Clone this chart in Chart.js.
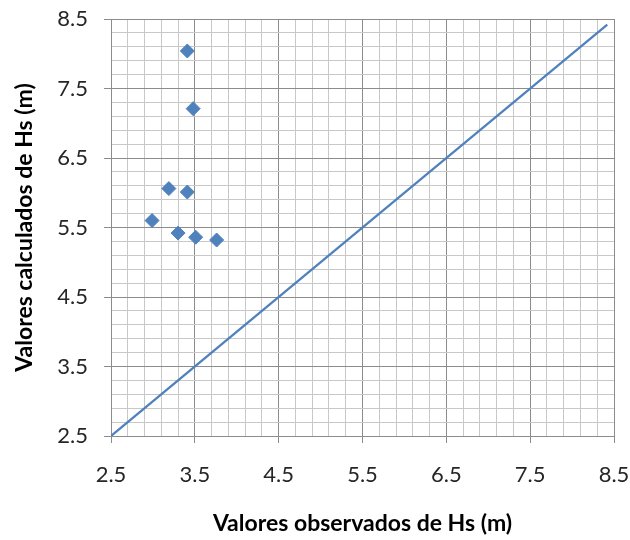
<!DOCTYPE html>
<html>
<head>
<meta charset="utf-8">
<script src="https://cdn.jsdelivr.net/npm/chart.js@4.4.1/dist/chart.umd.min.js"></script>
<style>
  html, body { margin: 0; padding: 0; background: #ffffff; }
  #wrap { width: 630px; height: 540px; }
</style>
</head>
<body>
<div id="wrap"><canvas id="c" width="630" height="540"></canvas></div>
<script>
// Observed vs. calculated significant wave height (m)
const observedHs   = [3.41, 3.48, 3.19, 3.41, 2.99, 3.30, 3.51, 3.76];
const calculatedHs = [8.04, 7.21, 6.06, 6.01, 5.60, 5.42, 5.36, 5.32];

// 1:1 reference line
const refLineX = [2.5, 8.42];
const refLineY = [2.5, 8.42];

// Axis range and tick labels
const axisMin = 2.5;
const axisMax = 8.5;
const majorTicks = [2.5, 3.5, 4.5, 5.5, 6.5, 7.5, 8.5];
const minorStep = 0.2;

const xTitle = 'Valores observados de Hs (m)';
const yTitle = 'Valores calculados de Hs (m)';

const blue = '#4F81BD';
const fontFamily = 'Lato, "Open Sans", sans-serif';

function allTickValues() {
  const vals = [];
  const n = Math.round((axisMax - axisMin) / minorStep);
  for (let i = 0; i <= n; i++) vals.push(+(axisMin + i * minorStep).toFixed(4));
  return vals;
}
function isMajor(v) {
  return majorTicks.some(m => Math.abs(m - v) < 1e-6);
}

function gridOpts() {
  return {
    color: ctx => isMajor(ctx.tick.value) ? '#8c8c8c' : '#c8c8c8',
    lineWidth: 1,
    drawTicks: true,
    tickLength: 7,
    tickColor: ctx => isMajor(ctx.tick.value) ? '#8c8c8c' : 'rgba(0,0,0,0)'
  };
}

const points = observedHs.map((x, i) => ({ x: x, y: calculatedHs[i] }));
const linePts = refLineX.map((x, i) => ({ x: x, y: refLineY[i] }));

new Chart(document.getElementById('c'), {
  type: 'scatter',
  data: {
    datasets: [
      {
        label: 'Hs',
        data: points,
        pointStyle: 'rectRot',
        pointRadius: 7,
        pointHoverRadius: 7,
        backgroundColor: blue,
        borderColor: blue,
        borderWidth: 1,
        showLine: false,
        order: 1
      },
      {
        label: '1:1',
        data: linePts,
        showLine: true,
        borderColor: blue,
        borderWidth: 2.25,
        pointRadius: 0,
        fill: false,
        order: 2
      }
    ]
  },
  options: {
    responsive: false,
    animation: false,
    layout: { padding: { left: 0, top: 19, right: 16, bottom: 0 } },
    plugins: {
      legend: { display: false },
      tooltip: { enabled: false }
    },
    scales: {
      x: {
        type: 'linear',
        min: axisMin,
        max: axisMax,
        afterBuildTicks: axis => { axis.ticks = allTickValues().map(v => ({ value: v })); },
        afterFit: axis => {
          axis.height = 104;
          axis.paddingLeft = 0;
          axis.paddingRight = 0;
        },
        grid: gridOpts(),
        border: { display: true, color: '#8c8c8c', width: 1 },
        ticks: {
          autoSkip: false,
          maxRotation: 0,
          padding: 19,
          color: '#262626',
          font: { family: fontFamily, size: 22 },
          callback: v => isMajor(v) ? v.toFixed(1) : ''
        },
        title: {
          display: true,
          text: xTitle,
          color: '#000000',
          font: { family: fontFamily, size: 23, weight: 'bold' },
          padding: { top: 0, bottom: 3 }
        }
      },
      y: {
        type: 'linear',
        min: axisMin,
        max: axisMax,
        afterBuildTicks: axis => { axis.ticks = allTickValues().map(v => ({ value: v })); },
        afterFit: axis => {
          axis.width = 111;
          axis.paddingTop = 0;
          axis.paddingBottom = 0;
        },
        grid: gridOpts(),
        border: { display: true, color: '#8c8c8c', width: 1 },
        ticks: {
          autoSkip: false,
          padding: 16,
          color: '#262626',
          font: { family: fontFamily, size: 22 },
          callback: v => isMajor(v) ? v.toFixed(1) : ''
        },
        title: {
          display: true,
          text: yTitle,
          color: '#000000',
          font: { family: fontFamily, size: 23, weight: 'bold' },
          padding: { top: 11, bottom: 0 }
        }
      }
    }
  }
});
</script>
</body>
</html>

■ **Objective**
Quote the full listing above word for word; exclude every picture from the copy.

■ **Exercise answer**
Clone this chart in Chart.js.
<!DOCTYPE html>
<html>
<head>
<meta charset="utf-8">
<script src="https://cdn.jsdelivr.net/npm/chart.js@4.4.1/dist/chart.umd.min.js"></script>
<style>
  html, body { margin: 0; padding: 0; background: #ffffff; }
  #wrap { width: 630px; height: 540px; }
</style>
</head>
<body>
<div id="wrap"><canvas id="c" width="630" height="540"></canvas></div>
<script>
// Observed vs. calculated significant wave height (m)
const observedHs   = [3.41, 3.48, 3.19, 3.41, 2.99, 3.30, 3.51, 3.76];
const calculatedHs = [8.04, 7.21, 6.06, 6.01, 5.60, 5.42, 5.36, 5.32];

// 1:1 reference line
const refLineX = [2.5, 8.42];
const refLineY = [2.5, 8.42];

// Axis range and tick labels
const axisMin = 2.5;
const axisMax = 8.5;
const majorTicks = [2.5, 3.5, 4.5, 5.5, 6.5, 7.5, 8.5];
const minorStep = 0.2;

const xTitle = 'Valores observados de Hs (m)';
const yTitle = 'Valores calculados de Hs (m)';

const blue = '#4F81BD';
const fontFamily = 'Lato, "Open Sans", sans-serif';

function allTickValues() {
  const vals = [];
  const n = Math.round((axisMax - axisMin) / minorStep);
  for (let i = 0; i <= n; i++) vals.push(+(axisMin + i * minorStep).toFixed(4));
  return vals;
}
function isMajor(v) {
  return majorTicks.some(m => Math.abs(m - v) < 1e-6);
}

function gridOpts() {
  return {
    color: ctx => isMajor(ctx.tick.value) ? '#8c8c8c' : '#c8c8c8',
    lineWidth: 1,
    drawTicks: true,
    tickLength: 7,
    tickColor: ctx => isMajor(ctx.tick.value) ? '#8c8c8c' : 'rgba(0,0,0,0)'
  };
}

const points = observedHs.map((x, i) => ({ x: x, y: calculatedHs[i] }));
const linePts = refLineX.map((x, i) => ({ x: x, y: refLineY[i] }));

new Chart(document.getElementById('c'), {
  type: 'scatter',
  data: {
    datasets: [
      {
        label: 'Hs',
        data: points,
        pointStyle: 'rectRot',
        pointRadius: 7,
        pointHoverRadius: 7,
        backgroundColor: blue,
        borderColor: blue,
        borderWidth: 1,
        showLine: false,
        order: 1
      },
      {
        label: '1:1',
        data: linePts,
        showLine: true,
        borderColor: blue,
        borderWidth: 2.25,
        pointRadius: 0,
        fill: false,
        order: 2
      }
    ]
  },
  options: {
    responsive: false,
    animation: false,
    layout: { padding: { left: 0, top: 19, right: 16, bottom: 0 } },
    plugins: {
      legend: { display: false },
      tooltip: { enabled: false }
    },
    scales: {
      x: {
        type: 'linear',
        min: axisMin,
        max: axisMax,
        afterBuildTicks: axis => { axis.ticks = allTickValues().map(v => ({ value: v })); },
        afterFit: axis => {
          axis.height = 104;
          axis.paddingLeft = 0;
          axis.paddingRight = 0;
        },
        grid: gridOpts(),
        border: { display: true, color: '#8c8c8c', width: 1 },
        ticks: {
          autoSkip: false,
          maxRotation: 0,
          padding: 19,
          color: '#262626',
          font: { family: fontFamily, size: 22 },
          callback: v => isMajor(v) ? v.toFixed(1) : ''
        },
        title: {
          display: true,
          text: xTitle,
          color: '#000000',
          font: { family: fontFamily, size: 23, weight: 'bold' },
          padding: { top: 0, bottom: 3 }
        }
      },
      y: {
        type: 'linear',
        min: axisMin,
        max: axisMax,
        afterBuildTicks: axis => { axis.ticks = allTickValues().map(v => ({ value: v })); },
        afterFit: axis => {
          axis.width = 111;
          axis.paddingTop = 0;
          axis.paddingBottom = 0;
        },
        grid: gridOpts(),
        border: { display: true, color: '#8c8c8c', width: 1 },
        ticks: {
          autoSkip: false,
          padding: 16,
          color: '#262626',
          font: { family: fontFamily, size: 22 },
          callback: v => isMajor(v) ? v.toFixed(1) : ''
        },
        title: {
          display: true,
          text: yTitle,
          color: '#000000',
          font: { family: fontFamily, size: 23, weight: 'bold' },
          padding: { top: 11, bottom: 0 }
        }
      }
    }
  }
});
</script>
</body>
</html>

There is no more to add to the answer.